I THINK I read to eat nuts - which I do - but I cant remember if this had to do with amino acids :P.

Can someone tell me if I need to take a supplement to get the proper amino acids in my vegetarian (almost vegan) diet?

j&k
Oct 17th, 2006, 10:09 PM
Provided you are not just eating refined foods and fruits, and you are eating sufficient calories, you are getting all the amino acids you need on a vegan or vegetarian diet. On a vegan diet, the amino acids that can sometimes show up as a deficiency are carnitine and taurine. These are conditionally essential amino acids, meaning your body should produce them, but not everyone does in sufficient quantities. But, deficiencies in carnitine and taurine are very rare, and is almost never a concern.

Best,
Josh

auntierozzi
Oct 17th, 2006, 10:13 PM
I am glad you asked this question! I have just read, in a criticism of the China Study on Amazon, about the apparent difficulty of getting and making sufficient amounts of creatine, taurine, carnitine and carnosine in our diet. How much of these do we need? I would be interested if anyone has information.

Thanks

j&k
Oct 17th, 2006, 10:26 PM
As I said before, amino acid deficiency in vegans is extremely rare. Most vegans need not concern themselves. The creatine and carnosine arguments are not legitimate.

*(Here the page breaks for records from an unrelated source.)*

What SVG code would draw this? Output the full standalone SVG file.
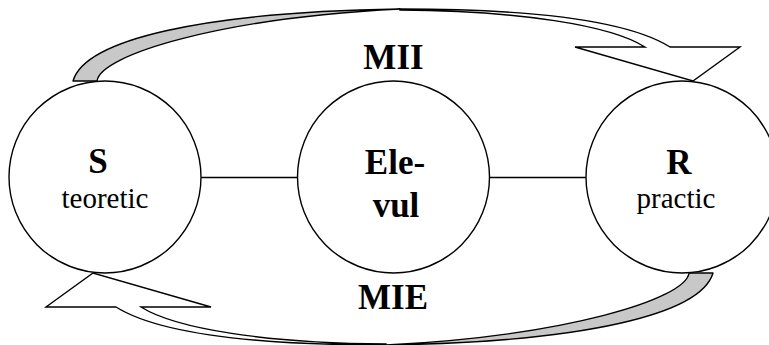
<svg xmlns="http://www.w3.org/2000/svg" xmlns:xlink="http://www.w3.org/1999/xlink" width="769" height="345" viewBox="0 0 769 345">
<style>
  .node { fill: #ffffff; stroke: #000000; stroke-width: 1.4; }
  .link { stroke: #000000; stroke-width: 1.4; fill: none; }
  .back { fill: #c8c8c8; stroke: #000000; stroke-width: 1.4; stroke-linejoin: round; }
  .front { fill: #ffffff; stroke: #000000; stroke-width: 1.4; stroke-linejoin: miter; }
  .b { font-family: "Liberation Serif", "Times New Roman", serif; font-weight: bold; font-size: 35px; text-anchor: middle; fill: #000; }
  .r { font-family: "Liberation Serif", "Times New Roman", serif; font-weight: normal; font-size: 29px; text-anchor: middle; fill: #000; }
</style>
<defs>
  <g id="curvedArrow">
    <path class="back" d="M73,81 C85,40 200,12 400,9 C220,18 100,55 97,81 Z"/>
    <path class="front" d="M400,9 C540,9 630,22 670,47 L740,47 L693,81 L575,47 L645,47 C610,25 520,11 400,10 Z"/>
  </g>
</defs>
<rect width="769" height="345" fill="#ffffff"/>
<g id="connectors">
  <use xlink:href="#curvedArrow"/>
  <use xlink:href="#curvedArrow" transform="rotate(180 393 177)"/>
  <line class="link" x1="201" y1="177.5" x2="298" y2="177.5"/>
  <line class="link" x1="489" y1="177.5" x2="586" y2="177.5"/>
  <text class="b" x="393.5" y="69">MII</text>
  <text class="b" x="393" y="309">MIE</text>
</g>
<g id="node-S">
  <circle class="node" cx="105" cy="177" r="96"/>
  <text class="b" x="98" y="173">S</text>
  <text class="r" x="105" y="208">teoretic</text>
</g>
<g id="node-Elevul">
  <circle class="node" cx="393.5" cy="177" r="96"/>
  <text class="b" x="395" y="174">Ele-</text>
  <text class="b" x="396" y="217">vul</text>
</g>
<g id="node-R">
  <circle class="node" cx="682" cy="177" r="96"/>
  <text class="b" x="679" y="174">R</text>
  <text class="r" x="676" y="208">practic</text>
</g>
</svg>
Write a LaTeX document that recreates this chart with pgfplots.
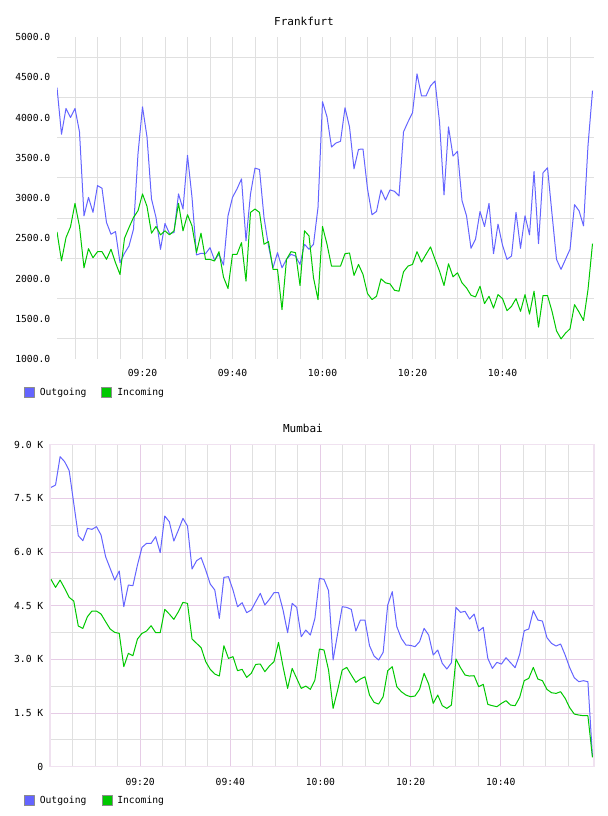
\documentclass[border=0pt]{standalone}
\usepackage{pgfplots}
\pgfplotsset{compat=1.18}
\usepackage{pgfplotstable}
\usepackage{fontspec}
\setmainfont{DejaVu Sans Mono}

\definecolor{outcol}{RGB}{100,100,255}
\definecolor{incol}{RGB}{0,200,0}
\definecolor{gridgray}{RGB}{224,224,224}
\definecolor{gridpink}{RGB}{230,204,230}
\definecolor{framepink}{RGB}{240,226,240}
\definecolor{boxgray}{RGB}{140,140,140}

% Frankfurt: one sample per minute, t = minutes after 09:00
\pgfplotstableread{
t v
1 4371
2 3792
3 4113
4 4000
5 4113
6 3821
7 2779
8 3008
9 2821
10 3154
11 3121
12 2696
13 2550
14 2583
15 2196
16 2313
17 2404
18 2613
19 3550
20 4133
21 3758
22 2988
23 2758
24 2363
25 2683
26 2558
27 2571
28 3050
29 2863
30 3529
31 3008
32 2292
33 2313
34 2308
35 2383
36 2229
37 2300
38 2167
39 2779
40 3008
41 3113
42 3238
43 2467
44 3050
45 3371
46 3354
47 2758
48 2404
49 2133
50 2321
51 2133
52 2238
53 2300
54 2279
55 2175
56 2425
57 2363
58 2425
59 2883
60 4196
61 4008
62 3633
63 3683
64 3704
65 4121
66 3883
67 3363
68 3604
69 3608
70 3113
71 2792
72 2833
73 3100
74 2975
75 3100
76 3083
77 3025
78 3821
79 3946
80 4058
81 4542
82 4267
83 4267
84 4392
85 4454
86 3946
87 3038
88 3883
89 3521
90 3579
91 2967
92 2779
93 2375
94 2488
95 2833
96 2646
97 2933
98 2308
99 2675
100 2413
101 2238
102 2279
103 2821
104 2375
105 2779
106 2542
107 3329
108 2433
109 3313
110 3375
111 2800
112 2238
113 2113
114 2238
115 2363
116 2917
117 2842
118 2654
119 3654
120 4333
}\fraOut

\pgfplotstableread{
t v
1 2579
2 2220
3 2508
4 2642
5 2933
6 2646
7 2133
8 2371
9 2258
10 2333
11 2333
12 2238
13 2363
14 2196
15 2050
16 2500
17 2633
18 2758
19 2842
20 3050
21 2896
22 2563
23 2646
24 2542
25 2592
26 2542
27 2592
28 2933
29 2592
30 2792
31 2654
32 2321
33 2563
34 2238
35 2238
36 2217
37 2333
38 2017
39 1875
40 2300
41 2300
42 2446
43 1967
44 2821
45 2863
46 2821
47 2425
48 2458
49 2113
50 2113
51 1613
52 2238
53 2333
54 2321
55 1913
56 2592
57 2529
58 2008
59 1738
60 2646
61 2425
62 2154
63 2154
64 2154
65 2308
66 2317
67 2038
68 2175
69 2050
70 1813
71 1738
72 1779
73 1996
74 1946
75 1933
76 1854
77 1842
78 2083
79 2154
80 2175
81 2333
82 2204
83 2300
84 2392
85 2238
86 2092
87 1913
88 2183
89 2021
90 2071
91 1946
92 1883
93 1792
94 1771
95 1904
96 1688
97 1779
98 1633
99 1800
100 1750
101 1600
102 1654
103 1750
104 1592
105 1800
106 1558
107 1842
108 1396
109 1788
110 1788
111 1592
112 1350
113 1250
114 1321
115 1375
116 1675
117 1583
118 1479
119 1863
120 2433
}\fraIn

% Mumbai: sample index k (0..119)
\pgfplotstableread{
k v
0 7807
1 7873
2 8665
3 8525
4 8273
5 7360
6 6457
7 6317
8 6661
9 6634
10 6708
11 6475
12 5870
13 5543
14 5217
15 5469
16 4472
17 5078
18 5059
19 5637
20 6130
21 6242
22 6242
23 6428
24 5981
25 7006
26 6848
27 6307
28 6615
29 6941
30 6727
31 5525
32 5758
33 5842
34 5497
35 5106
36 4938
37 4146
38 5292
39 5311
40 4938
41 4472
42 4584
43 4304
44 4379
45 4612
46 4845
47 4519
48 4677
49 4863
50 4863
51 4379
52 3745
53 4565
54 4453
55 3633
56 3820
57 3680
58 4146
59 5264
60 5236
61 4919
62 2981
63 3727
64 4472
65 4453
66 4397
67 3792
68 4099
69 4099
70 3382
71 3093
72 2981
73 3196
74 4519
75 4891
76 3913
77 3587
78 3401
79 3391
80 3354
81 3494
82 3866
83 3680
84 3121
85 3261
86 2888
87 2730
88 2907
89 4453
90 4314
91 4342
92 4127
93 4267
94 3792
95 3894
96 3028
97 2748
98 2916
99 2869
100 3047
101 2907
102 2767
103 3140
104 3801
105 3848
106 4360
107 4099
108 4071
109 3606
110 3447
111 3373
112 3429
113 3121
114 2767
115 2488
116 2376
117 2404
118 2376
119 279
}\mumOut

\pgfplotstableread{
k v
0 5236
1 5012
2 5217
3 4984
4 4733
5 4630
6 3931
7 3866
8 4192
9 4351
10 4351
11 4267
12 4053
13 3848
14 3755
15 3727
16 2795
17 3168
18 3102
19 3568
20 3727
21 3792
22 3941
23 3745
24 3745
25 4397
26 4267
27 4118
28 4332
29 4593
30 4565
31 3568
32 3447
33 3326
34 2935
35 2721
36 2590
37 2534
38 3382
39 3028
40 3075
41 2683
42 2721
43 2497
44 2609
45 2860
46 2869
47 2655
48 2814
49 2935
50 3475
51 2795
52 2189
53 2748
54 2469
55 2189
56 2254
57 2161
58 2422
59 3289
60 3261
61 2702
62 1630
63 2142
64 2702
65 2776
66 2562
67 2357
68 2450
69 2515
70 2003
71 1798
72 1751
73 1956
74 2683
75 2795
76 2236
77 2096
78 2003
79 1956
80 1975
81 2161
82 2609
83 2310
84 1770
85 2003
86 1705
87 1630
88 1723
89 3009
90 2767
91 2562
92 2534
93 2543
94 2236
95 2301
96 1742
97 1705
98 1677
99 1770
100 1845
101 1723
102 1705
103 1938
104 2404
105 2469
106 2776
107 2450
108 2404
109 2161
110 2068
111 2049
112 2096
113 1910
114 1649
115 1472
116 1444
117 1425
118 1425
119 261
}\mumIn

\pgfplotsset{
  trafficaxis/.style={
    scale only axis,
    major tick length=0pt, minor tick length=0pt,
    tick label style={font=\fontsize{9.7bp}{11bp}\selectfont, inner sep=0pt},
    yticklabel style={anchor=east, xshift=-6.5bp},
    title style={font=\fontsize{11bp}{13bp}\selectfont, anchor=center,
      inner sep=0pt, yshift=-6.5bp},
    legend columns=-1,
    legend cell align=left,
    legend style={draw=none, fill=none, inner sep=0pt, outer sep=0pt,
      font=\fontsize{9.7bp}{11bp}\selectfont,
      nodes={inner sep=0pt},
      /tikz/every odd column/.append style={column sep=5bp},
      /tikz/every even column/.append style={column sep=15bp}},
    every axis plot/.append style={line width=1bp, mark=none, line join=round},
  },
  outstyle/.style={outcol, legend image code/.code={%
      \draw[draw=boxgray, line width=0.8bp, fill=outcol] (0bp,-5bp) rectangle (10bp,5bp);}},
  instyle/.style={incol, legend image code/.code={%
      \draw[draw=boxgray, line width=0.8bp, fill=incol] (0bp,-5bp) rectangle (10bp,5bp);}},
}

\begin{document}
\begin{tikzpicture}
\useasboundingbox (0bp,0bp) rectangle (608bp,816bp);

% Frankfurt
\begin{axis}[trafficaxis,
  at={(57bp,457bp)}, anchor=south west,
  width=537bp, height=322bp,
  xmin=1, xmax=120.33, ymin=1000, ymax=5000,
  axis line style={draw=none},
  xtick={20,40,60,80,100},
  xticklabels={09:20,09:40,10:00,10:20,10:40},
  xticklabel style={anchor=base, yshift=-18bp},
  minor xtick={5,10,...,115},
  xmajorgrids, xminorgrids,
  ytick={1000,1500,...,5000},
  yticklabels={1000.0,1500.0,2000.0,2500.0,3000.0,3500.0,4000.0,4500.0,5000.0},
  minor ytick={1250,1750,...,4750}, yminorgrids,
  grid style={gridgray, line width=1bp},
  minor grid style={gridgray, line width=1bp},
  title={Frankfurt}, title style={at={(0.46,1.0506)}},
  legend style={at={(-0.0615,-0.1045)}, anchor=west},
]
\addplot[outstyle] table[x=t, y=v] {\fraOut};
\addlegendentry{Outgoing}
\addplot[instyle] table[x=t, y=v] {\fraIn};
\addlegendentry{Incoming}
\end{axis}

% Mumbai
\begin{axis}[trafficaxis,
  at={(50bp,49.3bp)}, anchor=south west,
  width=544bp, height=322bp,
  xmin=-0.22, xmax=119.34, ymin=0, ymax=9000,
  axis line style={framepink, line width=1.5bp},
  xtick={19.5934,39.4066,59.2198,79.0330,98.8462},
  xticklabels={09:20,09:40,10:00,10:20,10:40},
  xticklabel style={anchor=base, yshift=-18.5bp},
  minor xtick={4.7335,9.6868,14.6401,24.5467,29.5000,34.4533,44.3599,49.3132,54.2665,64.1731,69.1264,74.0797,83.9863,88.9396,93.8929,103.7995,108.7528,113.7061},
  xmajorgrids, xminorgrids,
  ytick={0,1500,...,9000},
  yticklabels={0,1.5 K,3.0 K,4.5 K,6.0 K,7.5 K,9.0 K},
  minor ytick={750,2250,...,8250},
  ymajorgrids, yminorgrids,
  grid style={gridpink, line width=1bp},
  minor grid style={gridgray, line width=1bp},
  title={Mumbai}, title style={at={(0.465,1.052)}},
  legend style={at={(-0.0478,-0.1055)}, anchor=west},
]
\addplot[outstyle] table[x=k, y=v] {\mumOut};
\addlegendentry{Outgoing}
\addplot[instyle] table[x=k, y=v] {\mumIn};
\addlegendentry{Incoming}
\end{axis}
\end{tikzpicture}
\end{document}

The taurine and carnitine can be a problem, as I said, for a very small population of vegans.

The person who reviewed the China Study posted bad information.

Best,
Josh

rianaelf
Oct 17th, 2006, 10:42 PM
Alfalfa sprouts have, i think, the complete range of amino acids

nervine
Oct 18th, 2006, 02:34 AM
Same with green peas I think. Brocolli has also a wide range of amino acids.

Look on http://www.nutritiondata.com

auntierozzi
Oct 18th, 2006, 07:12 AM
Thanks for sharing your knowledge. I posted my first message at the same time as you Josh, so sorry to make you repeat yourself! I was really surprized to read that scathing attack of the China Study and wonder now if it was posted by some person working for the meat industry..:(

herbwormwood
Oct 18th, 2006, 04:55 PM
seem to recall from school biology class that amino acids are the building blocks of protein.
sounds like a re-hash of the old adage "where do vegans get protein?"

rantipole
Oct 18th, 2006, 06:16 PM
Quinoa is a grain that has a wide range of amino acids (all of the essentials, I think, but I'm not sure about taurine and creatine). I think between whole grains, nuts, and a wide variety of vegetables, you should be fine. I've never heard of anyone having an amino acid deficiency who wasn't actually starving.

Cheers,
rant

j&k
Oct 18th, 2006, 06:24 PM
None of these foods (alfalfa sprouts, brocolli or quinoa) have appreciable amounts of taurine or carnitine. These amino acids basically are not found in vegetation. As I said, though, they are only conditionally essential because the body makes these amino acids from other substances.

Protein deficiency though, is not a problem for vegans provided they eat a sensible diet and are eating sufficient calories.